Comparative Ecological Based Life Cycle Assessment of Multi- Crystalline PV Technology and Coal Electric Power

Abstract

Multicrystalline (multi-Si) photovoltaic (PV) technology is increasingly common throughout Australia and the developed world, as renewable energy technologies become viable electrical generation alternatives to coal and nuclear power. We have examined the cradle-to-grave life cycle of a 3kWp multi-Si PV system within Australia. The highest contribution of environmental impacts results from the usage of fossil fuel energy resources and their emissions at the pre-production and manufacturing stages. We analyze the impacts of multi-Si technology on ecosystem goods and services (EGS) and compared it with impacts resulting from coal power electricity. For 3kWp multi-Si system, coal, crude oil and iron ore were the critical resources consumed from the lithosphere while the public supply of water was consumed from the hydrosphere. For coal power electricity, coal and water were the resources most consumed from both the lithosphere and hydrosphere.

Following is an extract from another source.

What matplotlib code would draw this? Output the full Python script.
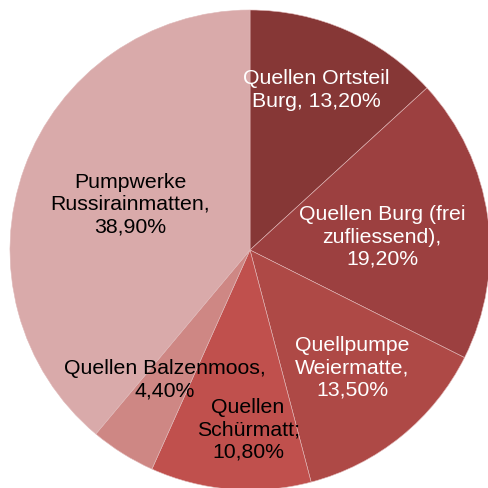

However the resource consumption from coal power electricity is significantly larger than that of multi-Si PV. Coal power electricity is also responsible for much greater energy and exergy consumption compared to multi-Si PV. The main ecosystem disturbances resulting from the lifecycle of a 3kWp multi-Si unit affect supporting and regulating services though these disturbances are considerably lower than the services impacted from coal power electricity. The study concludes that similar analysis performed on another PV technology would provide a greater understanding to the Eco-LCA results for multi-Si PV technology, particularly with relation to exergy analysis.